Saturday, January 31, 2015

Affective meaning of "中国" (China)

"中国" (China), literally "Middle Country" or "Middle Kingdom", probably acquired its affective meaning quite late in history. This means that the word was used as a pure geographical term for a long time in Chinese history, unlike a few other terms such as "华夏", or during the Tang dynasty "大唐" (Great Tang, 618-907 CE). Mention of the latter two subconsciously arouse an emotional sense of national pride among the contemporaries.

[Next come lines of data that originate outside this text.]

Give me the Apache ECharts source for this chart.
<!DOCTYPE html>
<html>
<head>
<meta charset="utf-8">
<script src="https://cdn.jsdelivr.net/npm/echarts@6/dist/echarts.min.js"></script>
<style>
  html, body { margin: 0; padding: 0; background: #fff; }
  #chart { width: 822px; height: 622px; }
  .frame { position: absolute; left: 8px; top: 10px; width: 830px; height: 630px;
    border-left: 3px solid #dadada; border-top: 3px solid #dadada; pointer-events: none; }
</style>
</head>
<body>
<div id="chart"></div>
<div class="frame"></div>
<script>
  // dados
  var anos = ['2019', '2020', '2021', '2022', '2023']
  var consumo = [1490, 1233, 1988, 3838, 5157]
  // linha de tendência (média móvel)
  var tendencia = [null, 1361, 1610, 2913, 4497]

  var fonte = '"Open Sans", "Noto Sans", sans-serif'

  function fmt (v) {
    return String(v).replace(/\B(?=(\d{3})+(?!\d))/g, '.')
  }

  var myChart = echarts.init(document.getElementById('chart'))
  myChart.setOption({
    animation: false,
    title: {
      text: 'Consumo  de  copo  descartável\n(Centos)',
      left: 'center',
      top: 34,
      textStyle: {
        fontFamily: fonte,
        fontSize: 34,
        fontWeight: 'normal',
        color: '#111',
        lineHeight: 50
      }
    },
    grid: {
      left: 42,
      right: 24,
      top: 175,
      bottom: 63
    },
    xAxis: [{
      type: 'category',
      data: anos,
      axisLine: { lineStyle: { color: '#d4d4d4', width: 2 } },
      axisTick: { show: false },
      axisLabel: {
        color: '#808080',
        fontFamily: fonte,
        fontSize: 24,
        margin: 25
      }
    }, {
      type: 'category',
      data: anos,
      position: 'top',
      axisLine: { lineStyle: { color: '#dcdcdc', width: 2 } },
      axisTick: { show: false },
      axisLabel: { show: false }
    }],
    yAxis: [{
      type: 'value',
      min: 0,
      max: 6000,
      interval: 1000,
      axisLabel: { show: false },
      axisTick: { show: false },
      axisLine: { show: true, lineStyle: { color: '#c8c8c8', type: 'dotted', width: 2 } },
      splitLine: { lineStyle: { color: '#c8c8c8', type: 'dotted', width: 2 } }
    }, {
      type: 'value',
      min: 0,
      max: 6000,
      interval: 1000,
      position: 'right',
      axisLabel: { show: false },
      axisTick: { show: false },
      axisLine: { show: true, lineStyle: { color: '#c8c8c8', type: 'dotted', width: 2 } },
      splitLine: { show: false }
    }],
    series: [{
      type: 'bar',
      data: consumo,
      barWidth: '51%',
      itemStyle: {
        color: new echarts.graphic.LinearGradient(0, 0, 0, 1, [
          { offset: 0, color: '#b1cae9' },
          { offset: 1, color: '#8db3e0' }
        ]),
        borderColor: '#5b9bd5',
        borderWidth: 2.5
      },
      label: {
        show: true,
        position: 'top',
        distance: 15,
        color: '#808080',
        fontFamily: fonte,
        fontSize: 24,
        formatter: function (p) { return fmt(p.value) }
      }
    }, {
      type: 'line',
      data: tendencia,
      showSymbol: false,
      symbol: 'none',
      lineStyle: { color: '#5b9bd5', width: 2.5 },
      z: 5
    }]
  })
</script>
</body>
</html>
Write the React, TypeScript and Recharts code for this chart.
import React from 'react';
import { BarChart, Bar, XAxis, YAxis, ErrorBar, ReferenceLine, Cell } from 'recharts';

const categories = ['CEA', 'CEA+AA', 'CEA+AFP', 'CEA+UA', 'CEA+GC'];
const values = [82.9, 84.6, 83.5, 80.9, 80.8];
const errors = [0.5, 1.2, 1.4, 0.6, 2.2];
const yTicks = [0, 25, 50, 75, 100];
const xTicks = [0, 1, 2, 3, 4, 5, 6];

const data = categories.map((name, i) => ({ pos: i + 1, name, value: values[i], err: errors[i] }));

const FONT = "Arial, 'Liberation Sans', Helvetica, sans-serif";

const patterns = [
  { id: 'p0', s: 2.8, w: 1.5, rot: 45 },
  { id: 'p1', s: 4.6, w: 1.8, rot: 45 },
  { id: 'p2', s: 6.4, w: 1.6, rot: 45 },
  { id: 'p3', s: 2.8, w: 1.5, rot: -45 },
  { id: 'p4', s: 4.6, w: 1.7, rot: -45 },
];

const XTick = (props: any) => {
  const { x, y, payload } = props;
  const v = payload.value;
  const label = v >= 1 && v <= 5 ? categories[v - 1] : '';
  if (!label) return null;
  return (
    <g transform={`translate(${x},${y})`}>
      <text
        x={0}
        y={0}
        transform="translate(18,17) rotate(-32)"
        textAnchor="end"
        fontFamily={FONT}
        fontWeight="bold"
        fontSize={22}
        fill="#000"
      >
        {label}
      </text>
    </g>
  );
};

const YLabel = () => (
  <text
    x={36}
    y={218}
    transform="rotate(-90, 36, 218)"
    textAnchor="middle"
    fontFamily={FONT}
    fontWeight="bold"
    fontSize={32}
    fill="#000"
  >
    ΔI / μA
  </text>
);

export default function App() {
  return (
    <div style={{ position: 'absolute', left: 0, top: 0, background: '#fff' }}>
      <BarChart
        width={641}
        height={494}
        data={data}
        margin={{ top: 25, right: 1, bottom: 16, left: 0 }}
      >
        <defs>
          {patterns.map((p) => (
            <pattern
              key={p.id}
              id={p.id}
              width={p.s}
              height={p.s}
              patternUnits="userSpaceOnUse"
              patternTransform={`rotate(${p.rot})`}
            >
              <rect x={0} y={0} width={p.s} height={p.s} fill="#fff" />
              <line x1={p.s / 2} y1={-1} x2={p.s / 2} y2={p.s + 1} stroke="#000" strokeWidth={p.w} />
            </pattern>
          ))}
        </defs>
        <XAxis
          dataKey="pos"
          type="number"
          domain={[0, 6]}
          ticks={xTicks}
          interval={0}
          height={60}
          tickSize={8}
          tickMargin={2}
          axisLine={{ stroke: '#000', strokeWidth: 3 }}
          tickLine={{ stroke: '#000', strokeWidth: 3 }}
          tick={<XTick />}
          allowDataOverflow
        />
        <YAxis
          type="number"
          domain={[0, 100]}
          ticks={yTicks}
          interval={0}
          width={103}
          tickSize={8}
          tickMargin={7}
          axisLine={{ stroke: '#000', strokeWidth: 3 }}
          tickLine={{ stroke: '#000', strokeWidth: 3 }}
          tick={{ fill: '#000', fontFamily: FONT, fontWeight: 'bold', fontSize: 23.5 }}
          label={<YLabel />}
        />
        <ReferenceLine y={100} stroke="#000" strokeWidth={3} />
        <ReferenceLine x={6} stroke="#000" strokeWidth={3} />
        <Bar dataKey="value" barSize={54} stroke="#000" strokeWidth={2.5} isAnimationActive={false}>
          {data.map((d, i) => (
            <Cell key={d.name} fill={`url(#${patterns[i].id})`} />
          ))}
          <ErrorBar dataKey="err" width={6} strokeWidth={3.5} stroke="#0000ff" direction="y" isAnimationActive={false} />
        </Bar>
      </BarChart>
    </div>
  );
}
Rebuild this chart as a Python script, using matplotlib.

One piece of evidence for this observation comes from its occurrence in a book written in the Eastern Jin Dynasty (317–420). Faxian (or Fa-Hien, Fa-hsien) (337–c. 422) "was a Chinese Buddhist monk who traveled by foot all the way from China to India, visiting many sacred Buddhist sites." His 《佛国记》 (Record of Buddhistic Kingdoms) (a.k.a 《法显传》, Biography of Faxian) states that "从是以南,名为中国。中国寒暑调和,无霜、雪。人民殷乐无户籍官法。" (The place from here toward the south is named the Middle Country. In the Middle Country, cold and heat are harmonized, and there's no frost or snow. The people are well-to-do and happy. Household registry or government laws do not exist.)

Why does Faxian's book serve as evidence for lack of the affective sense of "中国" in early China? The word "中国" first occurred in the earliest book in Chinese history, 《尚书》 (Book of Documents)[note], which was compiled by Confucius (551–479 BC) and read and memorized by every pupil that could afford minimum education in ancient China. Monk Faxian definitely knew most if not all words in the book. But he used the word "中国" to denote the central area of today's Indian subcontinent, to be precise, to translate the Sanskrit word "Madhya-Des", paraphrased as "central territory" or "central kingdom" or "midland country" by various scholars, which existed during the Gupta period (approximately 320 to 550 CE). It's hard-pressed to imagine that Faxian would have chosen "中国" if it had already had acquired a sense beyond its literal meaning. If "中国" had been used dearly as words such as "夏" or later in history "大唐", Faxian would have considered a different character combination to translate the Sanskrit word, or perhaps added a translator's note if "中国" had to be used.

More than a millennium later, 《四库全书总目》 (Annotated Catalog of the Complete Imperial Library, completed in 1798 by the Qing dynasty) criticized Faxian's word choice by saying that he "以天竺为中国,以中国为边地" ("considered India as the Middle Country and China as the frontier"; note the same word "中国" could mean both "Middle Country" and "China"). What we can read off of this critique is that the word "中国" had acquired its affective sense by the late 18th century. From now on, it's not to be used to mean just the middle part of some land, or any country in the middle of something larger. It uniquely refers to the Middle Country or the Middle Kingdom or China, with its rich culture and history. Yet two centuries later, it's our turn to criticize the editors of the imperial encyclopedia for their lack of the sense that one born later in history should only judge a historical figure from the historically contemporary perspective.

___________
[note] 《尚书·卷十四·梓材》: "皇天既付中国民,越厥疆土,于先王肆" (The heaven already obliged [the Zhou family] to govern the people in the Middle Country. If we extend and develop the territory, our ancestor's Dao will flourish.)